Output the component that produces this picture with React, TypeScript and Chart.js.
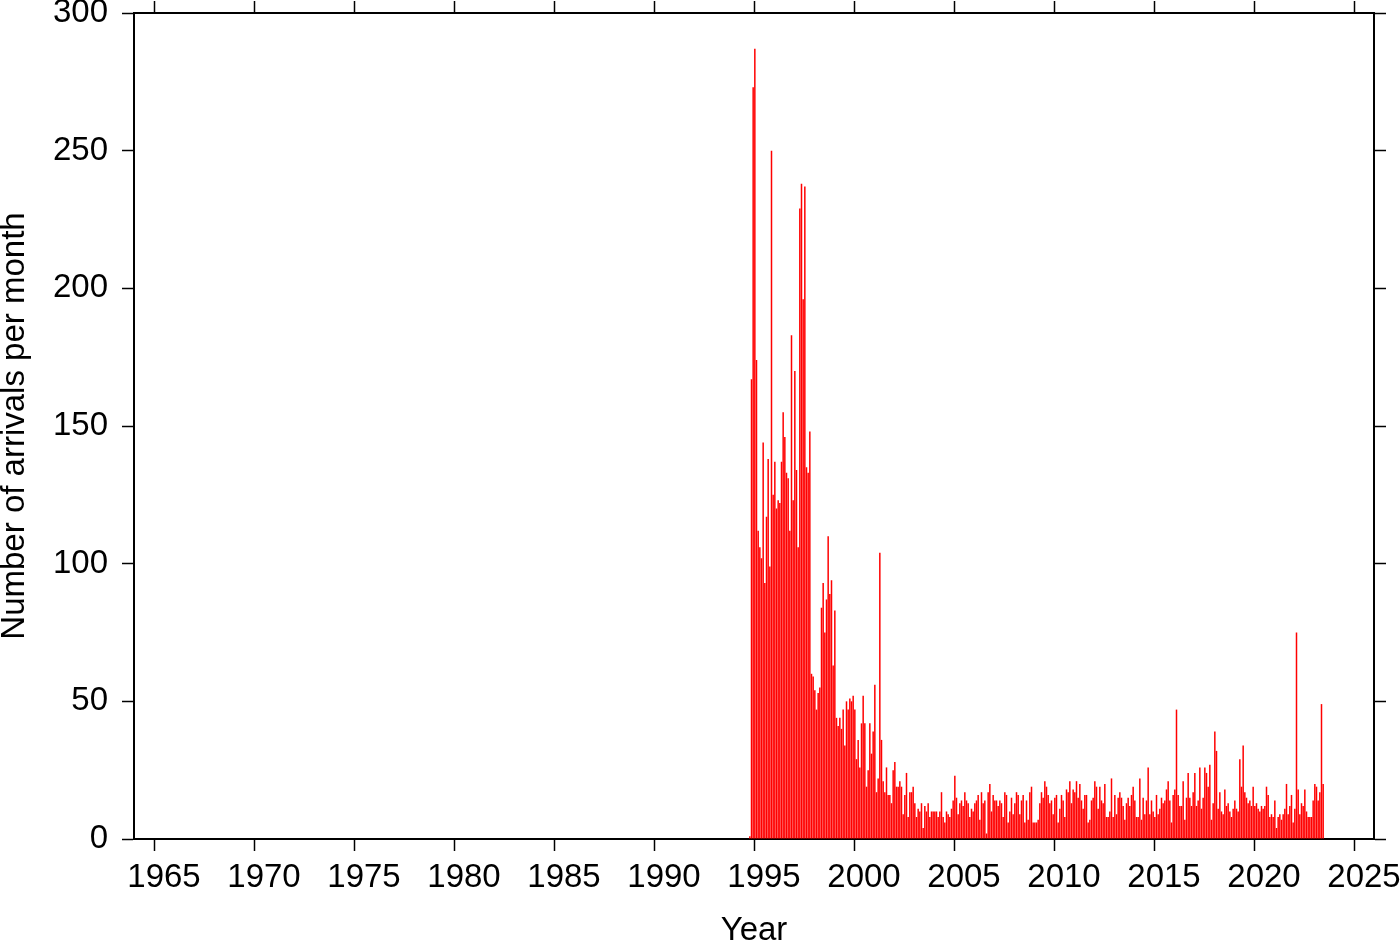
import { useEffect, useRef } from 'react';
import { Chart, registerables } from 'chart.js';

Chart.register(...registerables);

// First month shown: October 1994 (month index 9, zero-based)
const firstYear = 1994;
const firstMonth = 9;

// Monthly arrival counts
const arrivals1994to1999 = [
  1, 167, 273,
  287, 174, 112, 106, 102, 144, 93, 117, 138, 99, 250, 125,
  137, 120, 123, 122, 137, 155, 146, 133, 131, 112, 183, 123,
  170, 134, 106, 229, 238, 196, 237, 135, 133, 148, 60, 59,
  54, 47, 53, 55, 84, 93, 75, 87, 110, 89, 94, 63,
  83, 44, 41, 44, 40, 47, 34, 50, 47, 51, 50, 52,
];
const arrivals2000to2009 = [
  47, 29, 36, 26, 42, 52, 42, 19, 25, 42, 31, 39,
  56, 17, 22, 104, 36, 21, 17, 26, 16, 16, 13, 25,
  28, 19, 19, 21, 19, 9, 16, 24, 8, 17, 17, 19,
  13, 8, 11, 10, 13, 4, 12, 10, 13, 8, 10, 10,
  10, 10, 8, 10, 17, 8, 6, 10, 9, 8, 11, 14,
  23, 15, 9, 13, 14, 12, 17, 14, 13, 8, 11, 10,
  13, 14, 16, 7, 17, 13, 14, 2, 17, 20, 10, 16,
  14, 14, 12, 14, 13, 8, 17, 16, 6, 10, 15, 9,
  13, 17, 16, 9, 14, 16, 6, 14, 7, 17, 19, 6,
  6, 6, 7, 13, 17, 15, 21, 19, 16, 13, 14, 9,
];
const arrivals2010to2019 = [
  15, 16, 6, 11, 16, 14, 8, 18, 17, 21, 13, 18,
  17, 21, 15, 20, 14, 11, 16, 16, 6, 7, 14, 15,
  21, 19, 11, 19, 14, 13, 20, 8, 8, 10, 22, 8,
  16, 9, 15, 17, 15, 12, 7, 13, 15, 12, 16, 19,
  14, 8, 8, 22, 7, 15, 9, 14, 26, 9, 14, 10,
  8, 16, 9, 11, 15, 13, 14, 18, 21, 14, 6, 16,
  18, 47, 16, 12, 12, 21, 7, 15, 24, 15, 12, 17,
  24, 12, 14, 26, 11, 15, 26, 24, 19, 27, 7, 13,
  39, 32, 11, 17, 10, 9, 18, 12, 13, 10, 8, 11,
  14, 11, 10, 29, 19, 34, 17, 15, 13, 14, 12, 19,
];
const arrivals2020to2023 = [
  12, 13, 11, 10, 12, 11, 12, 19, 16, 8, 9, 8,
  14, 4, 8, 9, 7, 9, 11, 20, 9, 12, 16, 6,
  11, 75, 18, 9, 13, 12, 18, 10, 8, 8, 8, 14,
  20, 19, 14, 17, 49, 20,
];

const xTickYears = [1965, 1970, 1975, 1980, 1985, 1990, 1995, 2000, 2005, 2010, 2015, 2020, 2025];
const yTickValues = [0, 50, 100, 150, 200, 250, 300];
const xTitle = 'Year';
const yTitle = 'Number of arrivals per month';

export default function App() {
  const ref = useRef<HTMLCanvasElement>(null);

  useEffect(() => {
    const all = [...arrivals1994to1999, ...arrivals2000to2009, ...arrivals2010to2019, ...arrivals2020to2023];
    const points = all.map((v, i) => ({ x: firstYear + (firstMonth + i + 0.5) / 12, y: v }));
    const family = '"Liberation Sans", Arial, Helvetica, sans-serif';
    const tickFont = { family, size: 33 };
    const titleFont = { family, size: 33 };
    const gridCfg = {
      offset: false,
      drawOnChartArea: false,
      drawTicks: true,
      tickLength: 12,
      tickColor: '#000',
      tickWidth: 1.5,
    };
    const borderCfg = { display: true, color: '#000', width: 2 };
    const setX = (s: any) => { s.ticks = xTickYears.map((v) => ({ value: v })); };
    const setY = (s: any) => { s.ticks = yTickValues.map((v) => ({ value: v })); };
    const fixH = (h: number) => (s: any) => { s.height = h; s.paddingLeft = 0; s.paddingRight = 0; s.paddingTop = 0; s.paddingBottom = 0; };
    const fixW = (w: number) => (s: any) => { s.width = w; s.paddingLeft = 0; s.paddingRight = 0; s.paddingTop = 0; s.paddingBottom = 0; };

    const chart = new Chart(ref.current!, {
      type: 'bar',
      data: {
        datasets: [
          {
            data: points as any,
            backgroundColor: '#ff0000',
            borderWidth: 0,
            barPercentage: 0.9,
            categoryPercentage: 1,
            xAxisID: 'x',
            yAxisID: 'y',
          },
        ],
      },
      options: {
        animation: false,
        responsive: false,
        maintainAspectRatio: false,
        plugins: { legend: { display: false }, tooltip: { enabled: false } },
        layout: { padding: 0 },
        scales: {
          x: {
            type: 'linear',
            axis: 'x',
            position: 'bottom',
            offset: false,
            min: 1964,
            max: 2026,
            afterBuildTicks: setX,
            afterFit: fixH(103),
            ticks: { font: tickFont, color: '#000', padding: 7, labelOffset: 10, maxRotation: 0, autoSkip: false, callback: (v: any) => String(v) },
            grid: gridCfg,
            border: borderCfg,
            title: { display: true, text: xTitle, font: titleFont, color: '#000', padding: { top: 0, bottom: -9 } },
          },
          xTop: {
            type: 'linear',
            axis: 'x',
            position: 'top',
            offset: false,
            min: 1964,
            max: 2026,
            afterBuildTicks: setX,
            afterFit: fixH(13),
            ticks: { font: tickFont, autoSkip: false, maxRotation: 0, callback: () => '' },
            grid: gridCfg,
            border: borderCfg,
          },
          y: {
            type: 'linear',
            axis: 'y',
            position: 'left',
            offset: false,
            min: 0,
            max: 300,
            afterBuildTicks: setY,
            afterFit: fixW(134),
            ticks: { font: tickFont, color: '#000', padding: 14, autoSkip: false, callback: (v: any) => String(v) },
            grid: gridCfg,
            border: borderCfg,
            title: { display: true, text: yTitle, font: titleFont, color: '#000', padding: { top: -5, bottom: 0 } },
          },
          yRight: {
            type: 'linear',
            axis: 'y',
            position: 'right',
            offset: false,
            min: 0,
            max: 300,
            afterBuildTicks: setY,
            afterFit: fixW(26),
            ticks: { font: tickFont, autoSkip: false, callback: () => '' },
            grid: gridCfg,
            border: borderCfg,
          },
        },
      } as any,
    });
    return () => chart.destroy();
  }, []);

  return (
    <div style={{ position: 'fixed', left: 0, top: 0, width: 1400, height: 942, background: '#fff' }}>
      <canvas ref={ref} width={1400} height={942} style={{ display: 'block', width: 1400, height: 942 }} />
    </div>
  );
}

==============================

Task description: Give the data above again in full and unchanged, skipping the pictures.

Solution to this exercise:
Output the component that produces this picture with React, TypeScript and Chart.js.
import { useEffect, useRef } from 'react';
import { Chart, registerables } from 'chart.js';

Chart.register(...registerables);

// First month shown: October 1994 (month index 9, zero-based)
const firstYear = 1994;
const firstMonth = 9;

// Monthly arrival counts
const arrivals1994to1999 = [
  1, 167, 273,
  287, 174, 112, 106, 102, 144, 93, 117, 138, 99, 250, 125,
  137, 120, 123, 122, 137, 155, 146, 133, 131, 112, 183, 123,
  170, 134, 106, 229, 238, 196, 237, 135, 133, 148, 60, 59,
  54, 47, 53, 55, 84, 93, 75, 87, 110, 89, 94, 63,
  83, 44, 41, 44, 40, 47, 34, 50, 47, 51, 50, 52,
];
const arrivals2000to2009 = [
  47, 29, 36, 26, 42, 52, 42, 19, 25, 42, 31, 39,
  56, 17, 22, 104, 36, 21, 17, 26, 16, 16, 13, 25,
  28, 19, 19, 21, 19, 9, 16, 24, 8, 17, 17, 19,
  13, 8, 11, 10, 13, 4, 12, 10, 13, 8, 10, 10,
  10, 10, 8, 10, 17, 8, 6, 10, 9, 8, 11, 14,
  23, 15, 9, 13, 14, 12, 17, 14, 13, 8, 11, 10,
  13, 14, 16, 7, 17, 13, 14, 2, 17, 20, 10, 16,
  14, 14, 12, 14, 13, 8, 17, 16, 6, 10, 15, 9,
  13, 17, 16, 9, 14, 16, 6, 14, 7, 17, 19, 6,
  6, 6, 7, 13, 17, 15, 21, 19, 16, 13, 14, 9,
];
const arrivals2010to2019 = [
  15, 16, 6, 11, 16, 14, 8, 18, 17, 21, 13, 18,
  17, 21, 15, 20, 14, 11, 16, 16, 6, 7, 14, 15,
  21, 19, 11, 19, 14, 13, 20, 8, 8, 10, 22, 8,
  16, 9, 15, 17, 15, 12, 7, 13, 15, 12, 16, 19,
  14, 8, 8, 22, 7, 15, 9, 14, 26, 9, 14, 10,
  8, 16, 9, 11, 15, 13, 14, 18, 21, 14, 6, 16,
  18, 47, 16, 12, 12, 21, 7, 15, 24, 15, 12, 17,
  24, 12, 14, 26, 11, 15, 26, 24, 19, 27, 7, 13,
  39, 32, 11, 17, 10, 9, 18, 12, 13, 10, 8, 11,
  14, 11, 10, 29, 19, 34, 17, 15, 13, 14, 12, 19,
];
const arrivals2020to2023 = [
  12, 13, 11, 10, 12, 11, 12, 19, 16, 8, 9, 8,
  14, 4, 8, 9, 7, 9, 11, 20, 9, 12, 16, 6,
  11, 75, 18, 9, 13, 12, 18, 10, 8, 8, 8, 14,
  20, 19, 14, 17, 49, 20,
];

const xTickYears = [1965, 1970, 1975, 1980, 1985, 1990, 1995, 2000, 2005, 2010, 2015, 2020, 2025];
const yTickValues = [0, 50, 100, 150, 200, 250, 300];
const xTitle = 'Year';
const yTitle = 'Number of arrivals per month';

export default function App() {
  const ref = useRef<HTMLCanvasElement>(null);

  useEffect(() => {
    const all = [...arrivals1994to1999, ...arrivals2000to2009, ...arrivals2010to2019, ...arrivals2020to2023];
    const points = all.map((v, i) => ({ x: firstYear + (firstMonth + i + 0.5) / 12, y: v }));
    const family = '"Liberation Sans", Arial, Helvetica, sans-serif';
    const tickFont = { family, size: 33 };
    const titleFont = { family, size: 33 };
    const gridCfg = {
      offset: false,
      drawOnChartArea: false,
      drawTicks: true,
      tickLength: 12,
      tickColor: '#000',
      tickWidth: 1.5,
    };
    const borderCfg = { display: true, color: '#000', width: 2 };
    const setX = (s: any) => { s.ticks = xTickYears.map((v) => ({ value: v })); };
    const setY = (s: any) => { s.ticks = yTickValues.map((v) => ({ value: v })); };
    const fixH = (h: number) => (s: any) => { s.height = h; s.paddingLeft = 0; s.paddingRight = 0; s.paddingTop = 0; s.paddingBottom = 0; };
    const fixW = (w: number) => (s: any) => { s.width = w; s.paddingLeft = 0; s.paddingRight = 0; s.paddingTop = 0; s.paddingBottom = 0; };

    const chart = new Chart(ref.current!, {
      type: 'bar',
      data: {
        datasets: [
          {
            data: points as any,
            backgroundColor: '#ff0000',
            borderWidth: 0,
            barPercentage: 0.9,
            categoryPercentage: 1,
            xAxisID: 'x',
            yAxisID: 'y',
          },
        ],
      },
      options: {
        animation: false,
        responsive: false,
        maintainAspectRatio: false,
        plugins: { legend: { display: false }, tooltip: { enabled: false } },
        layout: { padding: 0 },
        scales: {
          x: {
            type: 'linear',
            axis: 'x',
            position: 'bottom',
            offset: false,
            min: 1964,
            max: 2026,
            afterBuildTicks: setX,
            afterFit: fixH(103),
            ticks: { font: tickFont, color: '#000', padding: 7, labelOffset: 10, maxRotation: 0, autoSkip: false, callback: (v: any) => String(v) },
            grid: gridCfg,
            border: borderCfg,
            title: { display: true, text: xTitle, font: titleFont, color: '#000', padding: { top: 0, bottom: -9 } },
          },
          xTop: {
            type: 'linear',
            axis: 'x',
            position: 'top',
            offset: false,
            min: 1964,
            max: 2026,
            afterBuildTicks: setX,
            afterFit: fixH(13),
            ticks: { font: tickFont, autoSkip: false, maxRotation: 0, callback: () => '' },
            grid: gridCfg,
            border: borderCfg,
          },
          y: {
            type: 'linear',
            axis: 'y',
            position: 'left',
            offset: false,
            min: 0,
            max: 300,
            afterBuildTicks: setY,
            afterFit: fixW(134),
            ticks: { font: tickFont, color: '#000', padding: 14, autoSkip: false, callback: (v: any) => String(v) },
            grid: gridCfg,
            border: borderCfg,
            title: { display: true, text: yTitle, font: titleFont, color: '#000', padding: { top: -5, bottom: 0 } },
          },
          yRight: {
            type: 'linear',
            axis: 'y',
            position: 'right',
            offset: false,
            min: 0,
            max: 300,
            afterBuildTicks: setY,
            afterFit: fixW(26),
            ticks: { font: tickFont, autoSkip: false, callback: () => '' },
            grid: gridCfg,
            border: borderCfg,
          },
        },
      } as any,
    });
    return () => chart.destroy();
  }, []);

  return (
    <div style={{ position: 'fixed', left: 0, top: 0, width: 1400, height: 942, background: '#fff' }}>
      <canvas ref={ref} width={1400} height={942} style={{ display: 'block', width: 1400, height: 942 }} />
    </div>
  );
}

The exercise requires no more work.